Commanders and leaders
- Gaius Atilius Regulus: Hamilcar

Strength
- Unknown: Unknown

Casualties and losses
- 9 ships sunk: 18 ships 8 ships sunk 10 ships captured

= Battle of Tyndaris =

Naval battle of the First Punic War

The Battle of Tyndaris was a naval battle of the First Punic War that took place off Tyndaris (modern Tindari) in 257 BC. Tyndaris was a Sicilian town founded as a Greek colony in 396 BC located on the high ground overlooking the Tyrrhenian Sea in the Gulf of Patti. Hiero II, the tyrant of Syracuse, allowed Tyndaris to become a base for the Carthaginians. The battle took place in the waters between Tyndaris and the Aeolian Islands, with Gaius Atilius Regulus in command of the Roman fleet. Subsequently, the town fell to Rome.

==Battle==
Gaius Atilius Regulus' fleet was anchored off Tyndaris when he observed the Carthaginian fleet sailing past, but not in a tactical formation. He gave orders for the main body of his ships to follow the leading ships. He then took an advance guard of ten ships and sailed towards the Carthaginians. The Carthaginians noticed that the advance guard had outdistanced the main body of the Roman fleet and that other Romans were still boarding their ships.

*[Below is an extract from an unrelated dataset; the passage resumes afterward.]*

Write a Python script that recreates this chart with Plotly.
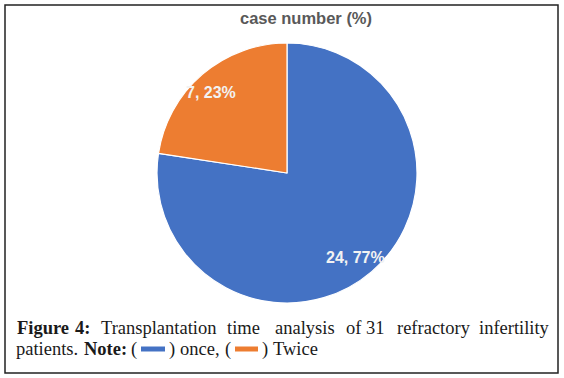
import plotly.graph_objects as go

# ---- data ----
categories = ["once", "Twice"]
values = [24, 7]
colors = ["#4472C4", "#ED7D31"]
chart_title = "case number (%)"

W, H = 564, 378
def px(x): return x / W
def py(y): return 1 - y / H

total = sum(values)

fig = go.Figure()
fig.add_trace(go.Pie(
    labels=categories, values=values, sort=False, direction="clockwise", rotation=0,
    marker=dict(colors=colors, line=dict(color="white", width=1.2)),
    textinfo="none", hoverinfo="label+value+percent", showlegend=False,
    domain=dict(x=[px(157), px(417)], y=[py(303), py(43)]),
))

annotations = []
# title
annotations.append(dict(x=px(306), y=py(18), xref="paper", yref="paper", showarrow=False,
                        text="<b>" + chart_title + "</b>", xanchor="center", yanchor="middle",
                        font=dict(family="Liberation Sans, Arial", size=16.5, color="#595959")))
# slice labels
label_pos = [(355, 257), (211, 92)]
for v, (lx, ly) in zip(values, label_pos):
    annotations.append(dict(x=px(lx), y=py(ly), xref="paper", yref="paper", showarrow=False,
                            text=f"<b>{v}, {round(100 * v / total)}%</b>",
                            xanchor="center", yanchor="middle",
                            font=dict(family="Liberation Sans, Arial", size=16, color="#F2F2F2")))

# caption (line 1 justified: words centred where the reference has them)
serif = "Liberation Serif, Times New Roman, serif"
fs = 18.5
line1 = [("<b>Figure</b>", 43), ("<b>4:</b>", 82), ("Transplantation", 158), ("time", 243),
         ("analysis", 304.5), ("of", 353.5), ("31", 375.5), ("refractory", 433.5), ("infertility", 514)]
line2 = [("patients.", 14), ("<b>Note:</b>", 82), ("(", 129), (")", 167), ("once,", 178),
         ("(", 223), (")", 260), ("Twice", 271)]
for txt, x in line1:
    annotations.append(dict(x=px(x), y=py(327.5), xref="paper", yref="paper", showarrow=False,
                            text=txt, xanchor="center", yanchor="middle",
                            font=dict(family=serif, size=fs, color="#1a1a1a")))
for txt, x in line2:
    annotations.append(dict(x=px(x), y=py(349), xref="paper", yref="paper", showarrow=False,
                            text=txt, xanchor="left", yanchor="middle",
                            font=dict(family=serif, size=fs, color="#1a1a1a")))

shapes = [
    dict(type="rect", xref="paper", yref="paper", x0=px(5), x1=px(558), y0=py(373), y1=py(5),
         line=dict(color="#222222", width=1.5), fillcolor="rgba(0,0,0,0)"),
]
# legend swatches in caption
for c, (x0, x1) in zip(colors, [(141, 165), (235, 258)]):
    shapes.append(dict(type="rect", xref="paper", yref="paper", x0=px(x0), x1=px(x1),
                       y0=py(351.5), y1=py(346.5), line=dict(width=0), fillcolor=c))

fig.update_layout(width=W, height=H, margin=dict(l=0, r=0, t=0, b=0),
                  paper_bgcolor="white", plot_bgcolor="white",
                  annotations=annotations, shapes=shapes)
fig.write_html("out.html", config={"displayModeBar": False},
               post_script="document.body.style.margin='0';document.body.style.overflow='hidden';")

Taking the initiative, the Carthaginians turned and engaged the Roman squadron and sank nine of the ships. Meanwhile, the rest of the Roman fleet arrived and formed a line. The Romans then engaged the Carthaginians, sinking eight and capturing ten of their ships. The remainder of the Carthaginian ships retreated to the Aeolian Islands.

This naval engagement was followed by the Battle of Cape Ecnomus.